Key takeaways
Six things to know before reading further:
- The Forer effect (also called the Barnum effect) is the tendency to accept generic personality descriptions as personally accurate when told they were generated specifically for you. Demonstrated by Bertram Forer in 1949 (DOI 10.1037/h0059240) — average accuracy rating 4.3/5 on a description identical for every participant.
- MBTI type descriptions are written to feel recognizable across the millions of people who share the same four-letter code. The descriptions therefore inherit the Forer effect by design — they need to apply broadly enough that no INFP or ENTJ who reads them feels excluded.
- Recognizing the Forer effect in MBTI is not the same as saying MBTI is fake. The dimension-level scoring data (your specific I/E, S/N, T/F, J/P percentages relative to your answers) carries information that the categorical prose description does not. The prose Forers; the percentages don't.

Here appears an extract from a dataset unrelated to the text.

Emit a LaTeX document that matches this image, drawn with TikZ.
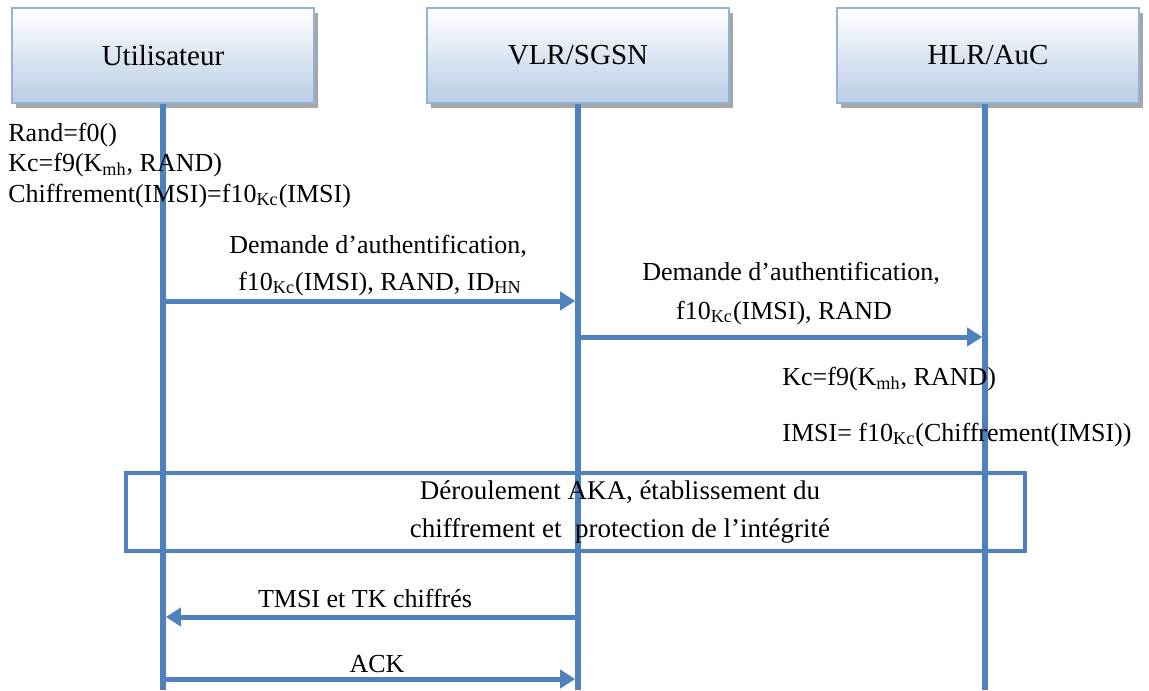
\documentclass[tikz,border=0pt]{standalone}
\usepackage{fontspec}
\setmainfont{Liberation Serif}
\usetikzlibrary{arrows.meta,shadows}

\definecolor{lineblue}{RGB}{79,129,189}
\definecolor{boxedge}{RGB}{149,179,215}
\definecolor{boxfill}{RGB}{185,205,229}
\newcommand{\ix}[1]{\textsubscript{#1}}

\begin{document}
\begin{tikzpicture}[x=0.5pt,y=-0.5pt,
  actor/.style={draw=boxedge,line width=1pt,top color=white,bottom color=boxfill,
    minimum width=151pt,minimum height=47.5pt,
    drop shadow={shadow xshift=2pt,shadow yshift=-2.5pt,fill=gray!70,opacity=1},
    font=\fontsize{14.5}{16}\selectfont},
  life/.style={lineblue,line width=2.8pt},
  msg/.style={lineblue,line width=2.5pt,-{Triangle[length=7.5pt,width=9pt]}},
  txt/.style={font=\fontsize{13}{15}\selectfont,inner sep=0pt}]
  \useasboundingbox (0,0) rectangle (1149,690);
  % entities
  \node[actor] (usr) at (163,55.5) {Utilisateur};
  \node[actor] (vlr) at (578,55.5) {VLR/SGSN};
  \node[actor] (hlr) at (988,55.5) {HLR/AuC};
  \coordinate (usrend) at (163,690);
  \coordinate (vlrend) at (578,690);
  \coordinate (hlrend) at (985,690);
  \draw[life] (usr.south) -- (usrend);
  \draw[life] (vlr.south) -- (vlrend);
  \draw[life] (hlrend |- hlr.south) -- (hlrend);
  % calcul cote utilisateur
  \node[txt,anchor=base west] (rnd) at (8,141) {Rand=f0()};
  \node[txt,anchor=base west] (kcu) at (8,171) {Kc=f9(K\ix{mh}, RAND)};
  \node[txt,anchor=base west] (chf) at (8,202) {Chiffrement(IMSI)=f10\ix{Kc}(IMSI)};
  % demande vers VLR
  \node[txt,anchor=base] (reqa) at (378,253) {Demande d’authentification,};
  \node[txt,anchor=base] (reqb) at (380,290) {f10\ix{Kc}(IMSI), RAND, ID\ix{HN}};
  \draw[msg,shorten >=1.4pt] (usr.south |- 0,301) -- (vlr.south |- 0,301);
  % demande vers HLR
  \node[txt,anchor=base] (fwda) at (791,280) {Demande d’authentification,};
  \node[txt,anchor=base] (fwdb) at (784,319) {f10\ix{Kc}(IMSI), RAND};
  \draw[msg,shorten >=1.4pt] (vlr.south |- 0,337) -- (hlrend |- 0,337);
  % calcul cote HLR
  \node[txt,anchor=base west] (kch) at (782,385) {Kc=f9(K\ix{mh}, RAND)};
  \node[txt,anchor=base west] (imsi) at (782,441) {IMSI= f10\ix{Kc}(Chiffrement(IMSI))};
  % AKA
  \node[draw=lineblue,line width=2pt,minimum width=449.5pt,minimum height=39pt]
    (aka) at (575.4,511.7) {};
  \node[txt,font=\fontsize{13.5}{15}\selectfont,align=center] (akatxt) at (620,512)
    {Déroulement AKA, établissement du\\[4pt]
    chiffrement et~ protection de l’intégrité};
  % TMSI et ACK
  \node[txt,anchor=base] (tmsi) at (365,607) {TMSI et TK chiffrés};
  \draw[msg,shorten >=1.4pt] (vlr.south |- 0,617) -- (usr.south |- 0,617);
  \node[txt,anchor=base] (ack) at (377,672) {ACK};
  \draw[msg,shorten >=1.4pt] (usr.south |- 0,679) -- (vlr.south |- 0,679);
\end{tikzpicture}
\end{document}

- Snyder and Shenkel's 1976 replication (DOI 10.1037/0022-006X.44.1.34) extended Forer's finding to multiple modalities and showed that favorability of the description (positive framing) increases the acceptance rate further. The same effect applies to MBTI descriptions, which are written to be flattering about each type.

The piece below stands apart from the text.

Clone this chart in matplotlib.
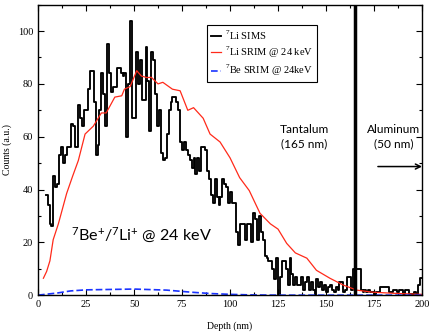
import numpy as np
import matplotlib
matplotlib.use("Agg")
import matplotlib.pyplot as plt
from matplotlib.ticker import MultipleLocator

plt.rcParams['mathtext.fontset'] = 'custom'
plt.rcParams['mathtext.rm'] = 'Liberation Serif'
plt.rcParams['mathtext.sf'] = 'Lato'
plt.rcParams['font.family'] = ['Liberation Serif', 'DejaVu Serif']

# ---- data ----
sims_start = 4          # first bin left edge (nm), 1 nm bins
sims_counts = [
    38, 34, 27, 26, 45, 41, 42, 53, 56, 50, 53, 56, 56, 65, 64, 56, 56, 72, 67, 64,
    70, 70, 78, 85, 85, 73, 53, 57, 70, 84, 76, 64, 95, 84, 77, 79, 79, 86, 86, 84,
    83, 84, 60, 80, 104, 67, 67, 92, 80, 89, 74, 74, 94, 81, 62, 92, 89, 76, 64, 70,
    54, 51, 52, 61, 70, 73, 75, 75, 73, 70, 58, 55, 58, 55, 53, 51, 48, 52, 46, 52,
    47, 56, 56, 55, 47, 44, 38, 35, 44, 37, 34, 37, 44, 42, 41, 35, 39, 35, 35, 24,
    19, 27, 27, 27, 21, 27, 27, 20, 31, 29, 21, 30, 24, 21, 15, 14, 13, 13, 10, 6,
    14, 0, 7, 13, 13, 10, 4, 14, 8, 4, 7, 4, 4, 7, 2, 5, 7, 2, 5, 2,
    0, 6, 3, 5, 2, 4, 1, 3, 4, 2, 1, 3, 2, 5, 5, 1, 2, 7, 7, 2,
    10, 10, 10, 10, 2, 1, 2, 1, 2, 1, 1, 0, 1, 1, 3, 3, 3, 3, 3, 1,
    1, 2, 2, 1, 2, 2, 0.5, 2, 2, 0.5, 0.5, 0.5, 1, 0.5, 4, 6.5,
]

li_srim_depth = [2.8, 4.5, 6.2, 7.9, 10.6, 14.9, 18, 21, 24.5, 28.8, 33, 35.5, 40, 43.6,
                 45, 48, 51.4, 53.8, 56.6, 59, 62.5, 65, 70, 74, 78, 81, 86, 89.6, 94.8,
                 100, 105, 110, 115.6, 121, 125, 129.5, 134, 140, 145, 152, 159, 166,
                 174.5, 188, 200]
li_srim_counts = [6.4, 9, 13, 21, 27, 38.5, 45, 51, 61, 64, 69, 69, 75, 75.5,
                  78, 79, 85, 83, 82.4, 82.5, 80, 80.6, 78, 77.4, 70, 71, 67, 61, 58,
                  52, 44.5, 39.6, 31, 27, 25, 19.6, 16, 14, 9.4, 6.4, 3.8, 1.9,
                  1.1, 0.6, 0.3]

be_srim_depth = [0, 10, 17, 25, 50, 67, 80, 90, 100, 110, 125, 200]
be_srim_counts = [0, 0.8, 1.6, 2.0, 2.3, 1.9, 1.1, 0.6, 0.3, 0.1, 0.0, 0.0]

ta_boundary = 165
arrow_y = 48.7
arrow_from = 177

# ---- figure ----
fig = plt.figure(figsize=(4.32, 3.35), dpi=100)
ax = fig.add_axes([0.088, 0.119, 0.889, 0.867])

edges = sims_start + np.arange(len(sims_counts) + 1)
vals = list(sims_counts) + [sims_counts[-1]]
ax.step(edges, vals, where='post', color='black', lw=1.35, label=r'$^{7}$Li SIMS')
ax.plot(li_srim_depth, li_srim_counts, color='#ff2a1a', lw=0.9,
        label=r'$^{7}$Li SRIM @ 24 keV')
ax.plot(be_srim_depth, be_srim_counts, color='#1a33ff', lw=1.2, dashes=(4, 1.8),
        label=r'$^{7}$Be SRIM @ 24keV')

ax.axvline(ta_boundary, color='black', lw=2.5)
ax.annotate('', xy=(200, arrow_y), xytext=(arrow_from, arrow_y),
            arrowprops=dict(arrowstyle='->', lw=1.1, color='black',
                            shrinkA=0, shrinkB=0, mutation_scale=9))

ax.text(138.5, 60, 'Tantalum\n(165 nm)', ha='center', va='center',
        family='Lato', fontsize=8.6, linespacing=1.4)
ax.text(185, 60, 'Aluminum\n(50 nm)', ha='center', va='center',
        family='Lato', fontsize=8.6, linespacing=1.4)
ax.text(54, 22.6, r'$\mathsf{^{7}Be^{+}/^{7}Li^{+}}$ @ 24 keV', ha='center',
        va='center', family='Lato', fontsize=11.6)

ax.set_xlim(0, 200)
ax.set_ylim(0, 110)
ax.xaxis.set_major_locator(MultipleLocator(25))
ax.xaxis.set_minor_locator(MultipleLocator(12.5))
ax.yaxis.set_major_locator(MultipleLocator(20))
ax.yaxis.set_minor_locator(MultipleLocator(10))
ax.tick_params(which='both', direction='in', top=True, right=True, labelsize=7.5,
               width=0.8)
ax.tick_params(which='major', length=4)
ax.tick_params(which='minor', length=2.5)
for s in ax.spines.values():
    s.set_linewidth(1.0)

ax.set_xlabel('Depth (nm)', fontsize=7, labelpad=9)
ax.set_ylabel('Counts (a.u.)', fontsize=7)
ax.yaxis.set_label_coords(-0.068, 0.5)

leg = ax.legend(loc='upper left', bbox_to_anchor=(0.44, 0.93), fontsize=7.5,
                frameon=True, fancybox=False, edgecolor='black', framealpha=1,
                handlelength=1.0, handletextpad=0.4, labelspacing=0.3,
                borderpad=0.35, borderaxespad=0)
leg.get_frame().set_linewidth(0.8)

fig.savefig('out.png', dpi=100)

- Furnham and Schofield's 1987 review of the Barnum effect (DOI 10.1007/BF02686623) catalogued the conditions under which the effect is strongest: described as "specific to me," perceived expertise of the source, generic prose mixed with one or two seemingly-specific anchors, and positive valence.
- You can use Forer-effect detection as a practical reading tool. When evaluating any MBTI (or other personality) description, ask: does this sentence describe more than 30% of people regardless of type? If yes, it's Forer surface, not signal.